| Set exercise |
From the records, pick out and copy each line containing "page".

Records from a collection
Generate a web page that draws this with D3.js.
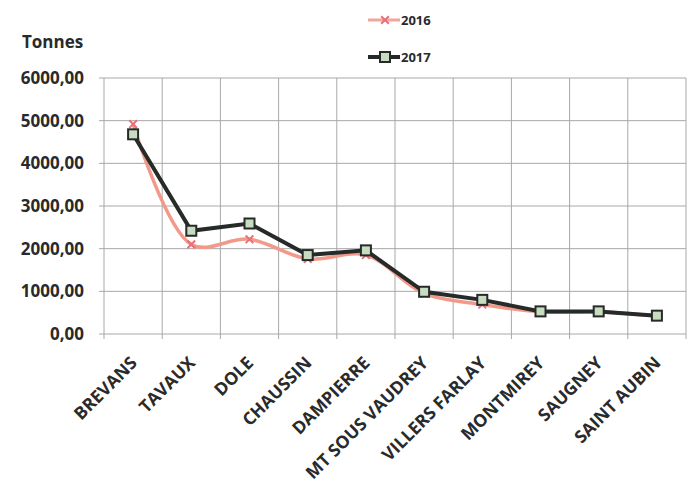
<!DOCTYPE html>
<html>
<head>
<meta charset="utf-8">
<script src="https://cdn.jsdelivr.net/npm/d3@7"></script>
<style>
  body { margin: 0; background: #fff; }
  text { font-family: "Open Sans", sans-serif; font-weight: 700; fill: #2a2a2a; }
</style>
</head>
<body>
<div class="chart"></div>
<script>
const width = 694
const height = 483
const margin = { top: 78, right: 8, bottom: 149, left: 104 }

// data
const communes = ["BREVANS", "TAVAUX", "DOLE", "CHAUSSIN", "DAMPIERRE",
  "MT SOUS VAUDREY", "VILLERS FARLAY", "MONTMIREY", "SAUGNEY", "SAINT AUBIN"]
const tonnes2016 = [4920, 2100, 2220, 1760, 1850, 950, 690, 520, 520, 420]
const tonnes2017 = [4680, 2420, 2590, 1850, 1960, 990, 800, 530, 530, 430]
const yTicks = [0, 1000, 2000, 3000, 4000, 5000, 6000]

const svg = d3.select(".chart").append("svg")
  .attr("width", width)
  .attr("height", height)

const x = d3.scaleBand()
  .domain(communes)
  .range([margin.left, width - margin.right])

const y = d3.scaleLinear()
  .domain([0, 6000])
  .range([height - margin.bottom, margin.top])

const fmt = v => d3.format(".2f")(v).replace(".", ",")

// horizontal grid + y labels
svg.append("g")
  .selectAll("line")
  .data(yTicks)
  .join("line")
  .attr("x1", margin.left - 5)
  .attr("x2", width - margin.right)
  .attr("y1", d => y(d))
  .attr("y2", d => y(d))
  .attr("stroke", "#a8a8a8")
  .attr("stroke-width", 1)

svg.append("g")
  .selectAll("text")
  .data(yTicks)
  .join("text")
  .attr("x", margin.left - 20)
  .attr("y", d => y(d))
  .attr("dy", "0.35em")
  .attr("text-anchor", "end")
  .style("font-size", "17px")
  .text(fmt)

// vertical grid at band edges, with ticks under the axis
const edges = communes.map(c => x(c)).concat([x.range()[1]])
svg.append("g")
  .selectAll("line")
  .data(edges)
  .join("line")
  .attr("x1", d => d)
  .attr("x2", d => d)
  .attr("y1", margin.top)
  .attr("y2", height - margin.bottom + 5)
  .attr("stroke", "#a8a8a8")
  .attr("stroke-width", 1)

// x labels, rotated
svg.append("g")
  .selectAll("text")
  .data(communes)
  .join("text")
  .attr("transform", d => `translate(${x(d) + x.bandwidth() / 2 + 5},${height - margin.bottom + 30}) rotate(-45)`)
  .attr("text-anchor", "end")
  .style("font-size", "17.5px")
  .text(d => d)

svg.append("text")
  .attr("x", 22)
  .attr("y", 48)
  .style("font-size", "17px")
  .text("Tonnes")

const cx = d => x(d) + x.bandwidth() / 2

// 2016: smoothed salmon line with star markers
const line2016 = d3.line()
  .x((d, i) => cx(communes[i]))
  .y(d => y(d))
  .curve(d3.curveCatmullRom.alpha(0.5))

svg.append("path")
  .datum(tonnes2016)
  .attr("d", line2016)
  .attr("fill", "none")
  .attr("stroke", "#f2998a")
  .attr("stroke-width", 3.5)

const star = d3.symbol().type(d3.symbolX).size(40)
svg.append("g")
  .selectAll("path")
  .data(tonnes2016)
  .join("path")
  .attr("transform", (d, i) => `translate(${cx(communes[i])},${y(d)})`)
  .attr("d", star)
  .attr("stroke", "#e9707a")
  .attr("stroke-width", 2)
  .attr("fill", "none")

// 2017: straight black line with square markers
const line2017 = d3.line()
  .x((d, i) => cx(communes[i]))
  .y(d => y(d))

svg.append("path")
  .datum(tonnes2017)
  .attr("d", line2017)
  .attr("fill", "none")
  .attr("stroke", "#262a28")
  .attr("stroke-width", 4)

svg.append("g")
  .selectAll("rect")
  .data(tonnes2017)
  .join("rect")
  .attr("x", (d, i) => cx(communes[i]) - 5)
  .attr("y", d => y(d) - 5)
  .attr("width", 10)
  .attr("height", 10)
  .attr("fill", "#c8dcc0")
  .attr("stroke", "#262a28")
  .attr("stroke-width", 2)

// legend
const legend = svg.append("g")
legend.append("line")
  .attr("x1", 368).attr("x2", 400).attr("y1", 20).attr("y2", 20)
  .attr("stroke", "#f2a59a").attr("stroke-width", 3)
legend.append("path")
  .attr("transform", "translate(385,20)")
  .attr("d", star)
  .attr("stroke", "#e9707a").attr("stroke-width", 2).attr("fill", "none")
legend.append("text")
  .attr("x", 401).attr("y", 20).attr("dy", "0.35em")
  .style("font-size", "13px")
  .text("2016")

legend.append("line")
  .attr("x1", 368).attr("x2", 400).attr("y1", 57).attr("y2", 57)
  .attr("stroke", "#262a28").attr("stroke-width", 4)
legend.append("rect")
  .attr("x", 380).attr("y", 52).attr("width", 10).attr("height", 10)
  .attr("fill", "#c8dcc0").attr("stroke", "#262a28").attr("stroke-width", 2)
legend.append("text")
  .attr("x", 401).attr("y", 57).attr("dy", "0.35em")
  .style("font-size", "13px")
  .text("2017")
</script>
</body>
</html>
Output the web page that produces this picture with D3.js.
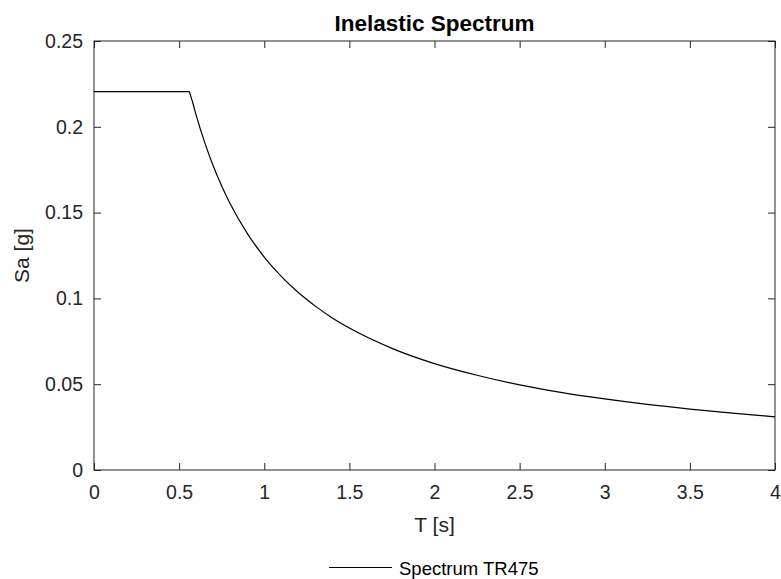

| Answer below |
Generate a web page that draws this with D3.js.
Output the web page that produces this picture with D3.js.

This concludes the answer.